Il commente ainsi le rêve de l’injection faite à Irma : « la formule en caractères gras qui apparaît au terme, est là pour montrer la solution de ce qui est au bout du désir de Freud – rien de plus important en effet qu’une formule de chimie organique – de même, nous trouvons dans le phénomène du délire […] l’indication que ce dont il s’agit, c’est de la question du signifiant » [2].

Le rêve est ainsi écriture, liée à la rencontre d’un impossible. C’est ce que Lacan formule précisément dans Encore : « il n’y a pas de rapport sexuel – c’est là une formule qui ne peut s’articuler que grâce à toute la construction du discours analytique […]. Tout ce qui est écrit part du fait qu’il sera à jamais impossible d’écrire comme tel le rapport sexuel. C’est de là qu’il y a un certain effet du discours qui s’appelle l’écriture » [3].

« L’inconscient c’est l’impossible »

Lors de sa conférence du 10 novembre 1978, Lacan dit avoir fait un premier déblayage avec son discours : « Ce premier déblayage portait bien sûr sur l’inconscient » [4]. « Bien sûr » est à souligner en référence à l’un des quatre concepts fondamentaux de la psychanalyse développé en 1964. Il a présenté les choses sous la forme qui était déjà engagée du nœud et donne une nouvelle définition de l’inconscient : « L’inconscient c’est l’impossible, à savoir, que c’est ce qu’on construit avec le langage […]. [L’inconscient] tient au Réel et même il le commande. C’est en cela que le langage régit le réel. C’est bien pour cela que j’énonce que le Réel c’est l’impossible, il est tout à fait impossible que le langage régisse le réel » [5].
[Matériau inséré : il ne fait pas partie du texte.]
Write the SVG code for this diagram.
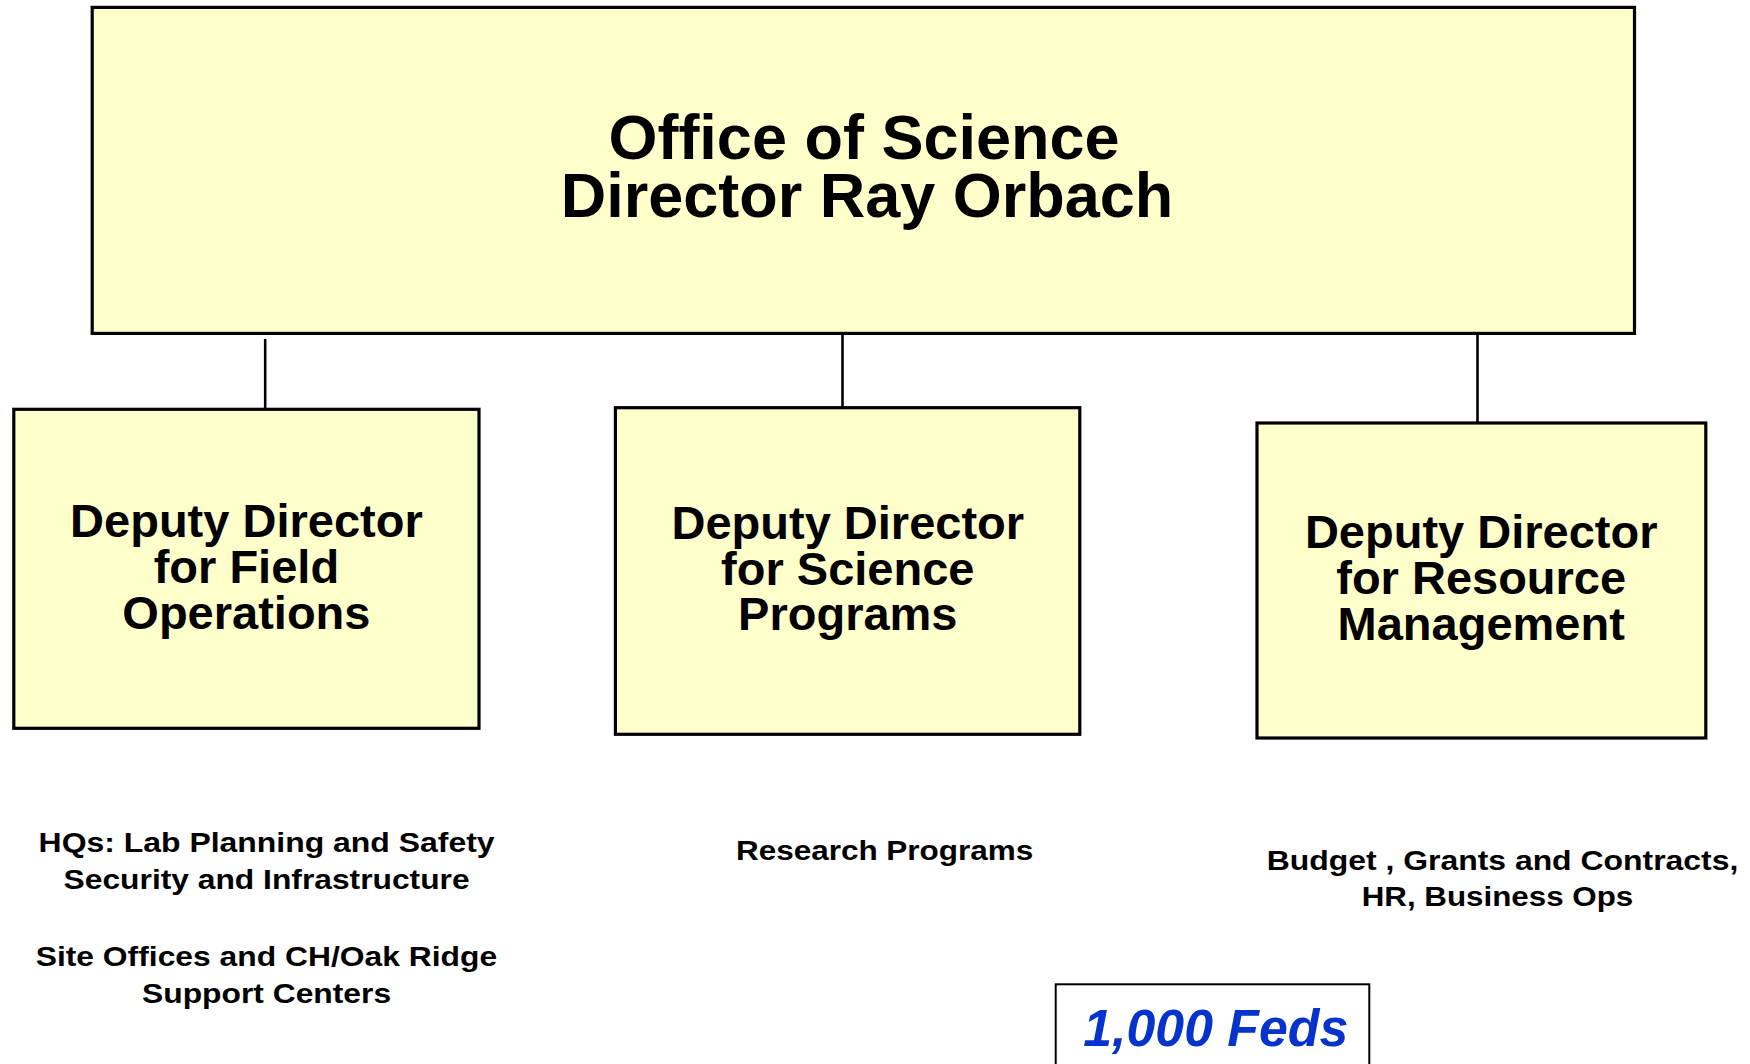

Par ailleurs, dans la leçon du 4 décembre 1968 de son Séminaire D’un Autre à l’autre, Lacan énonce que s’il existe une théorie de la pratique analytique, il n’y a pas de théorie de l’inconscient. Il reprend la notion de réel, défini comme impossible, et note une nouvelle définition du sujet : « il n’y a de sujet que d’un dire » [6]. Le sujet est effet de dire : « Dire d’autre part que le réel, c’est l’impossible, c’est aussi énoncer que c’est seulement le serrage extrême du dire, poursuit Lacan, en tant que le dire introduit l’impossible et non pas seulement l’énonce. » [7]

À partir de la rencontre avec un impossible une autre réponse est possible. C’est ce que Lacan note dès 1966, sur le point de rebroussement du symptôme : « l’enveloppe formelle du symptôme […] nous mena à cette limite où elle se rebrousse en effets de création » [8].

La pratique analytique orientée par le réel est une politique du symptôme. Par le serrage extrême du dire, elle vise le hors-sens du symptôme. La rencontre d’un impossible permet une autre réponse, inédite, possible rectification du rapport singulier de chaque Un à sa jouissance, dans la contingence, ce qui cesse de ne pas s’écrire.

La rencontre d’un impossible, ce qui ne cesse pas de ne pas s’écrire, est ce qui ouvre à l’écriture, à une création, à un effort de poésie [9].

 

[1] Freud S., L’Interprétation du rêve, Paris, PUF, 2010, p. 152.

[2] Lacan J., Le Séminaire, livre III, Les Psychoses, texte établi par J.-A. Miller, Paris, Seuil, 1981, p. 220.

[3] Lacan J., Le Séminaire, livre XX, Encore, texte établi par J.-A. Miller, Paris, Seuil, 1975, p. 35-36.

[4] Lacan J., « Conférences chez le Professeur Deniker, hôpital Saint-Anne, le 10 novembre 1978 », Journal français de psychiatrie, n°41, mai 2015, p. 7, disponible sur Cairn.

[5] Ibid., p. 7-8.

[6] Lacan J., Le Séminaire, livre XVI, D’un Autre à l’autre, texte établi par J.-A. Miller, Paris, Seuil, 2006, p. 66.

[7] Ibid.

[8] Lacan J., « De nos antécédents », Écrits, Paris, Seuil, 1966, p. 66.

[9] Miller J.-A., « L’orientation lacanienne. Un effort de poésie » (2002-2003), enseignement prononcé dans le cadre du département de psychanalyse de l’université Paris 8, inédit.